While parts of the economy have been able to reopen, aviation has effectively remained grounded because of international and domestic border closures and restrictions on movement. Qantas is struggling through while receiving funds from the Federal Government while Virgin’s future remains in the balance.
The call for “aviation keeper” comes as a motion is set to go before the Senate tomorrow to overturn a legal change that has shut thousands of aviation workers out of Jobkeeper and threatened their jobs.
TWU National Secretary Michael Kaine said the Federal Government promised targeted help for certain industries and now was the time to tell aviation it would get the support it needed.
“Aviation workers are crying out for certainty and are appealing to the Federal Government to urgently put in place ‘aviation keeper’ beyond September. Through no fault of their own these workers have seen their jobs ground to a halt and the airports just about shut up. They deserve to know that the Government intends to keep their vital industry afloat so they can continue paying their bills and supporting their families. Qantas is burning through cash, while Virgin clings on to a future that is entirely in the balance. There are several major aviation companies that keep Australian flying which are in a similar position. They are all eagerly waiting to hear that Jobkeeper will be extended to their workers,” Kaine said.
Aviation workers from companies such as Dnata will travel to Canberra tomorrow ahead of the vote attempting to allow them get access to Jobkeeper. The motion has the support of the Labor Party, Green Party and several cross-bench Senators. Aviation workers have written to the Prime Minister and Liberal Senators asking to meet them while they are in Canberra.
“Aviation workers shut out of Jobkeeper want the Prime Minister to hear about their struggles. They want him to know they supported his decisions to put the lives and health of Australians first and put in place restrictions. But they want to tell him they need Jobkeeper so they can keep their jobs and pay their bills. These are hard-working Australians who have paid taxes all their lives and they are only asking for what millions of other Australians like them are receiving,” Kaine added.
A survey shows 70% of aviation workers have been stood down from their jobs with almost 40% stating they have no income.
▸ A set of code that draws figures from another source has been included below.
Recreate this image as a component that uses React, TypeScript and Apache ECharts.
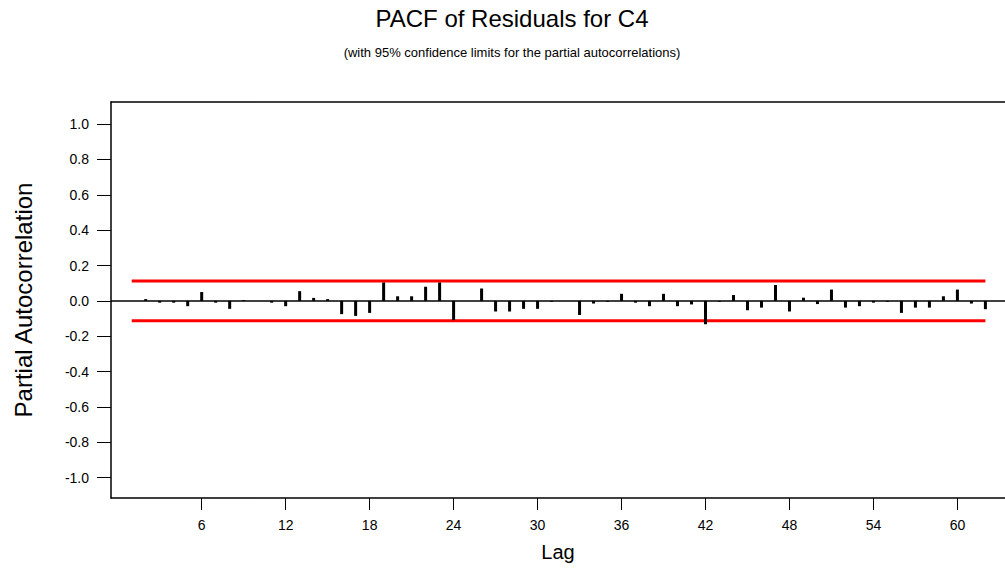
import React, { useEffect, useRef } from "react";
import * as echarts from "echarts";

const lags: number[] = [
  1, 2, 3, 4, 5, 6, 7, 8, 9, 10, 11, 12, 13, 14, 15, 16, 17, 18, 19, 20, 21,
  22, 23, 24, 25, 26, 27, 28, 29, 30, 31, 32, 33, 34, 35, 36, 37, 38, 39, 40,
  41, 42, 43, 44, 45, 46, 47, 48, 49, 50, 51, 52, 53, 54, 55, 56, 57, 58, 59,
  60, 61, 62,
];
const pacf: number[] = [
  0.0, 0.01, -0.01, -0.01, -0.03, 0.05, -0.01, -0.045, 0.005, 0.0, -0.01,
  -0.03, 0.055, 0.017, 0.01, -0.075, -0.085, -0.068, 0.104, 0.026, 0.026,
  0.08, 0.104, -0.109, 0.0, 0.07, -0.06, -0.06, -0.045, -0.045, -0.005, 0.0,
  -0.08, -0.015, -0.005, 0.04, -0.01, -0.03, 0.04, -0.03, -0.02, -0.132,
  -0.005, 0.033, -0.053, -0.038, 0.09, -0.06, 0.018, -0.018, 0.064, -0.038,
  -0.03, -0.01, -0.005, -0.068, -0.038, -0.038, 0.026, 0.064, -0.015, -0.047,
];
const confLimit = 0.113;
const xTicks: number[] = [6, 12, 18, 24, 30, 36, 42, 48, 54, 60];
const yTicks: number[] = [-1.0, -0.8, -0.6, -0.4, -0.2, 0.0, 0.2, 0.4, 0.6, 0.8, 1.0];

const FONT = "'Liberation Sans', Arial, sans-serif";

export default function App() {
  const ref = useRef<HTMLDivElement>(null);
  useEffect(() => {
    if (!ref.current) return;
    const chart = echarts.init(ref.current, null, { renderer: "svg" });
    const xMin = -0.48;
    const xMax = 63.4;
    const first = lags[0];
    const last = lags[lags.length - 1];
    chart.setOption({
      animation: false,
      backgroundColor: "#fff",
      textStyle: { fontFamily: FONT, color: "#000" },
      title: [
        {
          text: "PACF of Residuals for C4",
          left: 507,
          top: 1,
          textAlign: "center",
          textStyle: { fontSize: 24, fontWeight: "normal", color: "#000", fontFamily: FONT },
        },
        {
          text: "(with 95% confidence limits for the partial autocorrelations)",
          left: 507,
          top: 41,
          textAlign: "center",
          textStyle: { fontSize: 13, fontWeight: "normal", color: "#000", fontFamily: FONT },
        },
      ],
      grid: { left: 111, top: 102, right: 0, bottom: 75, containLabel: false },
      xAxis: [
        {
          type: "value",
          position: "bottom",
          min: xMin,
          max: xMax,
          axisLine: { show: true, onZero: false, lineStyle: { color: "#000", width: 1.5 } },
          axisTick: { show: true, customValues: xTicks, length: 12, lineStyle: { color: "#000", width: 1 } },
          axisLabel: {
            show: true,
            customValues: xTicks,
            fontSize: 14,
            color: "#000",
            margin: 20,
            fontFamily: FONT,
          },
          splitLine: { show: false },
          name: "Lag",
          nameLocation: "middle",
          nameGap: 44,
          nameTextStyle: { fontSize: 20, color: "#000", fontFamily: FONT },
        },
        {
          type: "value",
          position: "top",
          min: xMin,
          max: xMax,
          axisLine: { show: true, onZero: false, lineStyle: { color: "#000", width: 1.5 } },
          axisTick: { show: false },
          axisLabel: { show: false },
          splitLine: { show: false },
        },
      ],
      yAxis: {
        type: "value",
        min: -1.115,
        max: 1.125,
        axisLine: { show: true, onZero: false, lineStyle: { color: "#000", width: 1.5 } },
        axisTick: { show: true, customValues: yTicks, length: 14, lineStyle: { color: "#000", width: 1 } },
        axisLabel: {
          show: true,
          customValues: yTicks,
          fontSize: 14,
          color: "#000",
          margin: 22,
          fontFamily: FONT,
          formatter: (v: number) => v.toFixed(1),
        },
        splitLine: { show: false },
        name: "Partial Autocorrelation",
        nameLocation: "middle",
        nameGap: 76,
        nameTextStyle: { fontSize: 24, color: "#000", fontFamily: FONT },
      },
      series: [
        {
          type: "line",
          data: [
            [first, confLimit],
            [last, confLimit],
          ],
          symbol: "none",
          lineStyle: { color: "#ff0000", width: 3 },
          silent: true,
          z: 1,
        },
        {
          type: "line",
          data: [
            [first, -confLimit],
            [last, -confLimit],
          ],
          symbol: "none",
          lineStyle: { color: "#ff0000", width: 3 },
          silent: true,
          z: 1,
        },
        {
          type: "bar",
          data: lags.map((l, i) => [l, pacf[i]]),
          barWidth: 3,
          itemStyle: { color: "#000" },
          silent: true,
          z: 3,
          markLine: {
            silent: true,
            symbol: ["none", "none"],
            label: { show: false },
            lineStyle: { color: "#000", width: 1.5, type: "solid" },
            data: [{ yAxis: 0 }],
          },
        },
      ],
    });
    return () => chart.dispose();
  }, []);
  return (
    <div
      ref={ref}
      style={{ position: "fixed", left: 0, top: 0, width: 1005, height: 573 }}
    />
  );
}
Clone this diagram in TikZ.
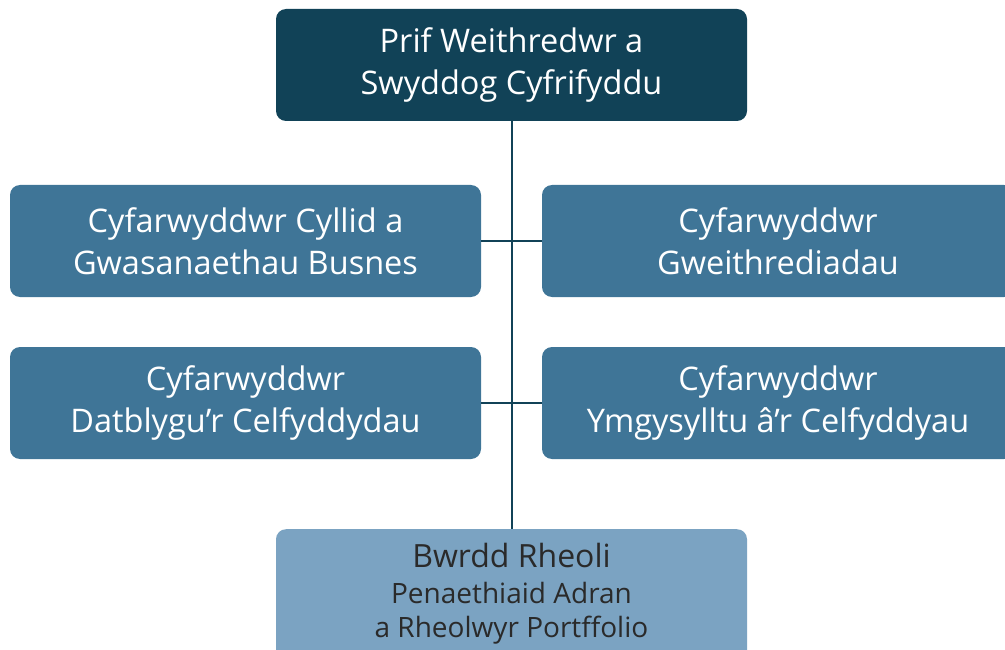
\documentclass[tikz,border=0pt]{standalone}
\usepackage{fontspec}
\setmainfont{Open Sans}
\definecolor{topblue}{HTML}{114257}
\definecolor{midblue}{HTML}{3F7597}
\definecolor{lightblue}{HTML}{7BA3C2}
\definecolor{linecol}{HTML}{114257}
\definecolor{darktext}{HTML}{2A2A2A}
\begin{document}
\begin{tikzpicture}[x=1pt,y=-1pt,
  box/.style={rounded corners=10pt, inner sep=0pt, align=center,
    font=\fontsize{32.5}{42}\selectfont},
  topbox/.style={box, fill=topblue, text=white},
  midbox/.style={box, fill=midblue, text=white},
  lowbox/.style={box, fill=lightblue, text=darktext},
  lowtxt/.style={text=darktext, inner sep=0pt, anchor=base},
  conn/.style={draw=linecol, line width=2pt}]
\useasboundingbox (0,0) rectangle (1005,650);
\clip (0,0) rectangle (1005,650);
\node[topbox, minimum width=471pt, minimum height=112pt] (top) at (511.5,65) {Prif Weithredwr a\\Swyddog Cyfrifyddu};
\node[midbox, minimum width=471pt, minimum height=112pt] (l1) at (245.5,241) {Cyfarwyddwr Cyllid a\\Gwasanaethau Busnes};
\node[midbox, minimum width=472pt, minimum height=112pt] (r1) at (778,241) {Cyfarwyddwr\\Gweithrediadau};
\node[midbox, minimum width=471pt, minimum height=112pt] (l2) at (245.5,403) {Cyfarwyddwr\\Datblygu’r Celfyddydau};
\node[midbox, minimum width=472pt, minimum height=112pt] (r2) at (778,403) {Cyfarwyddwr\\Ymgysylltu â’r Celfyddyau};
\node[lowbox, minimum width=471pt, minimum height=150pt, anchor=north] (bot) at (511.5,529) {};
\node[lowtxt, font=\fontsize{32}{38}\selectfont] (bt1) at (511.5,567) {Bwrdd Rheoli};
\node[lowtxt, font=\fontsize{28}{34}\selectfont] (bt2) at (511.5,603) {Penaethiaid Adran};
\node[lowtxt, font=\fontsize{28}{34}\selectfont] (bt3) at (511.5,637) {a Rheolwyr Portffolio};
\draw[conn] (top.south) -- (bot.north);
\draw[conn] (l1.east) -- (r1.west);
\draw[conn] (l2.east) -- (r2.west);
\end{tikzpicture}
\end{document}
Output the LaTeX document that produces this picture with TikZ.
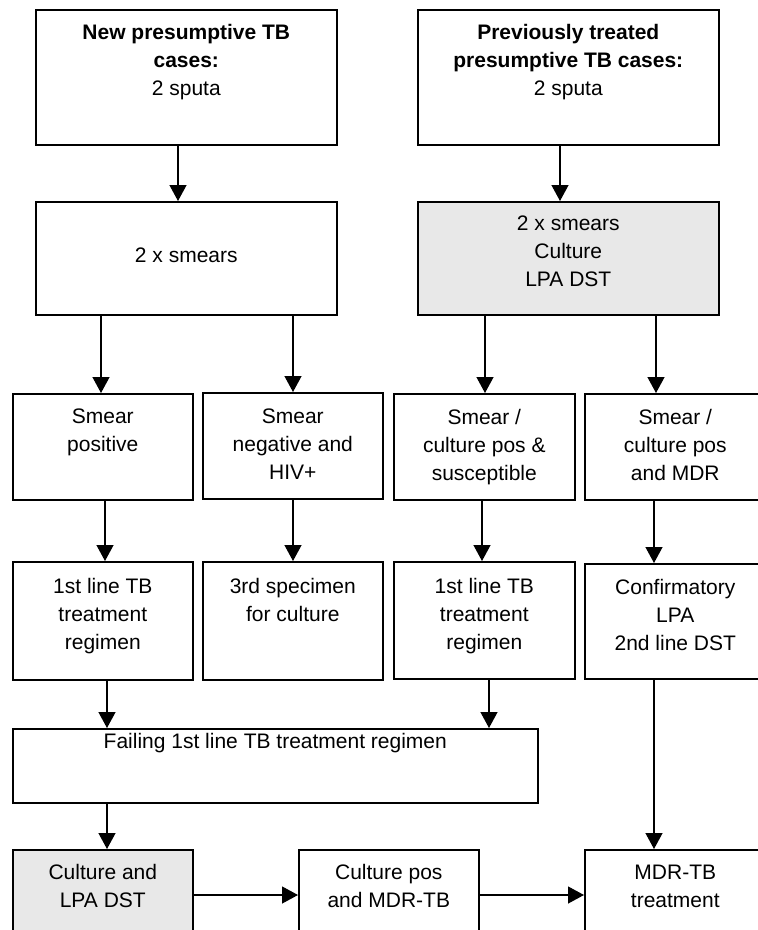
\documentclass[tikz,border=0pt]{standalone}
\usepackage{fontspec}
\setmainfont{Liberation Sans}
\usetikzlibrary{arrows.meta,calc}
\definecolor{boxgray}{HTML}{E8E8E8}
\begin{document}
\begin{tikzpicture}[x=1pt,y=-1pt,
  box/.style={draw=black, line width=1.6pt, fill=white, anchor=north west, inner sep=0pt},
  greybox/.style={box, fill=boxgray},
  lbl/.style={anchor=north, align=center, inner sep=0pt, font=\fontsize{21}{28}\selectfont},
  arr/.style={line width=1.3pt, -{Triangle[width=17pt,length=16pt]}}]
\useasboundingbox (0,0) rectangle (758,930);
\fill[white] (0,0) rectangle (758,930);
\clip (0,0) rectangle (758,930);

% boxes
\node[box, minimum width=301pt, minimum height=135pt] (A) at (35,9) {};
\node[box, minimum width=301pt, minimum height=135pt] (B) at (417,9) {};
\node[box, minimum width=301pt, minimum height=113pt] (C) at (35,201) {};
\node[greybox, minimum width=301pt, minimum height=113pt] (D) at (417,201) {};
\node[box, minimum width=180pt, minimum height=106pt] (E) at (12,393) {};
\node[box, minimum width=180pt, minimum height=106pt] (F) at (202,392) {};
\node[box, minimum width=181pt, minimum height=106pt] (G) at (393,393) {};
\node[box, minimum width=181pt, minimum height=106pt] (H) at (584,393) {};
\node[box, minimum width=180pt, minimum height=118pt] (I) at (12,561) {};
\node[box, minimum width=180pt, minimum height=118pt] (J) at (202,561) {};
\node[box, minimum width=181pt, minimum height=117pt] (K) at (393,561) {};
\node[box, minimum width=181pt, minimum height=115pt] (L) at (584,563) {};
\node[box, minimum width=525pt, minimum height=74pt] (M) at (12,728) {};
\node[greybox, minimum width=180pt, minimum height=100pt] (N) at (12,849) {};
\node[box, minimum width=180pt, minimum height=100pt] (O) at (298,849) {};
\node[box, minimum width=181pt, minimum height=100pt] (P) at (584,849) {};

% labels
\node[lbl] (tA) at ($(A.north)+(0,15)$) {\textbf{New presumptive TB}\\\textbf{cases:}\\2 sputa};
\node[lbl] (tB) at ($(B.north)+(0,15)$) {\textbf{Previously treated}\\\textbf{presumptive TB cases:}\\2 sputa};
\node[lbl] (tC) at ($(C.north)+(0,47)$) {2 x smears};
\node[lbl] (tD) at ($(D.north)+(0,15)$) {2 x smears\\Culture\\LPA DST};
\node[lbl] (tE) at ($(E.north)+(0,16)$) {Smear\\positive};
\node[lbl] (tF) at ($(F.north)+(0,17)$) {Smear\\negative and\\HIV+};
\node[lbl] (tG) at ($(G.north)+(0,16)$) {Smear /\\culture pos \&\\susceptible};
\node[lbl] (tH) at ($(H.north)+(0,16)$) {Smear /\\culture pos\\and MDR};
\node[lbl] (tI) at ($(I.north)+(0,17)$) {1st line TB\\treatment\\regimen};
\node[lbl] (tJ) at ($(J.north)+(0,17)$) {3rd specimen\\for culture};
\node[lbl] (tK) at ($(K.north)+(0,17)$) {1st line TB\\treatment\\regimen};
\node[lbl] (tL) at ($(L.north)+(0,16)$) {Confirmatory\\LPA\\2nd line DST};
\node[lbl] (tM) at ($(M.north)+(0,5)$) {Failing 1st line TB treatment regimen};
\node[lbl] (tN) at ($(N.north)+(0,15)$) {Culture and\\LPA DST};
\node[lbl] (tO) at ($(O.north)+(0,15)$) {Culture pos\\and MDR-TB};
\node[lbl] (tP) at ($(P.north)+(0,16)$) {MDR-TB\\treatment};

% arrow columns
\coordinate (x1) at (178,0);
\coordinate (x2) at (560,0);
\coordinate (x3) at (101,0);
\coordinate (x4) at (293,0);
\coordinate (x5) at (485,0);
\coordinate (x6) at (656,0);
\coordinate (x7) at (105,0);
\coordinate (x8) at (482,0);
\coordinate (x9) at (654,0);
\coordinate (x10) at (107,0);
\coordinate (x11) at (489,0);
\coordinate (yr) at (0,895);

\draw[arr] (A.south -| x1) -- (C.north -| x1);
\draw[arr] (B.south -| x2) -- (D.north -| x2);
\draw[arr] (C.south -| x3) -- (E.north -| x3);
\draw[arr] (C.south -| x4) -- (F.north -| x4);
\draw[arr] (D.south -| x5) -- (G.north -| x5);
\draw[arr] (D.south -| x6) -- (H.north -| x6);
\draw[arr] (E.south -| x7) -- (I.north -| x7);
\draw[arr] (F.south -| x4) -- (J.north -| x4);
\draw[arr] (G.south -| x8) -- (K.north -| x8);
\draw[arr] (H.south -| x9) -- (L.north -| x9);
\draw[arr] (I.south -| x10) -- (M.north -| x10);
\draw[arr] (K.south -| x11) -- (M.north -| x11);
\draw[arr] (M.south -| x10) -- (N.north -| x10);
\draw[arr] (L.south -| x9) -- (P.north -| x9);
\draw[arr] (N.east |- yr) -- (O.west |- yr);
\draw[arr] (O.east |- yr) -- (P.west |- yr);
\end{tikzpicture}
\end{document}
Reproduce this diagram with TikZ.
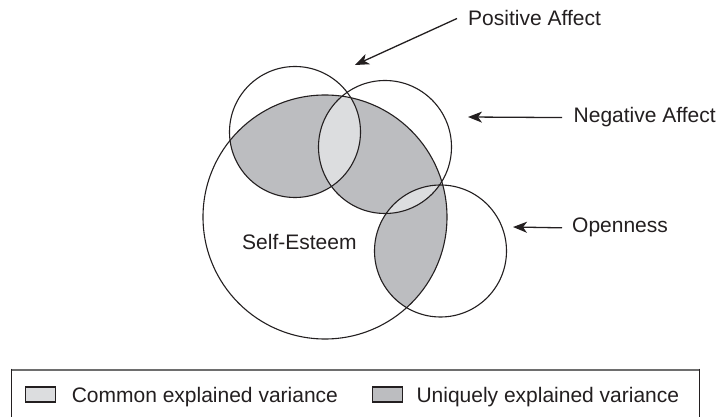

Over 1,000 cabin crew, airline caterers, cleaners, baggage handlers, ramp workers, security officials, refuellers and drivers responded to the survey with almost 30% stating they have had to access their superannuation to get by. Almost half of respondents are worried they won’t be able to support their families throughout the crisis while 20% say they are worried they will lose their house.
Aviation workers have endorsed a national plan they want the Government to implement which would see it take a greater role in regulating the industry, including: equity stakes for struggling businesses; ensuring workers are paid the same rate for the same work; making safety a number one priority; ensuring all airport workers stood down have access to Jobkeeper; and capping CEO pay.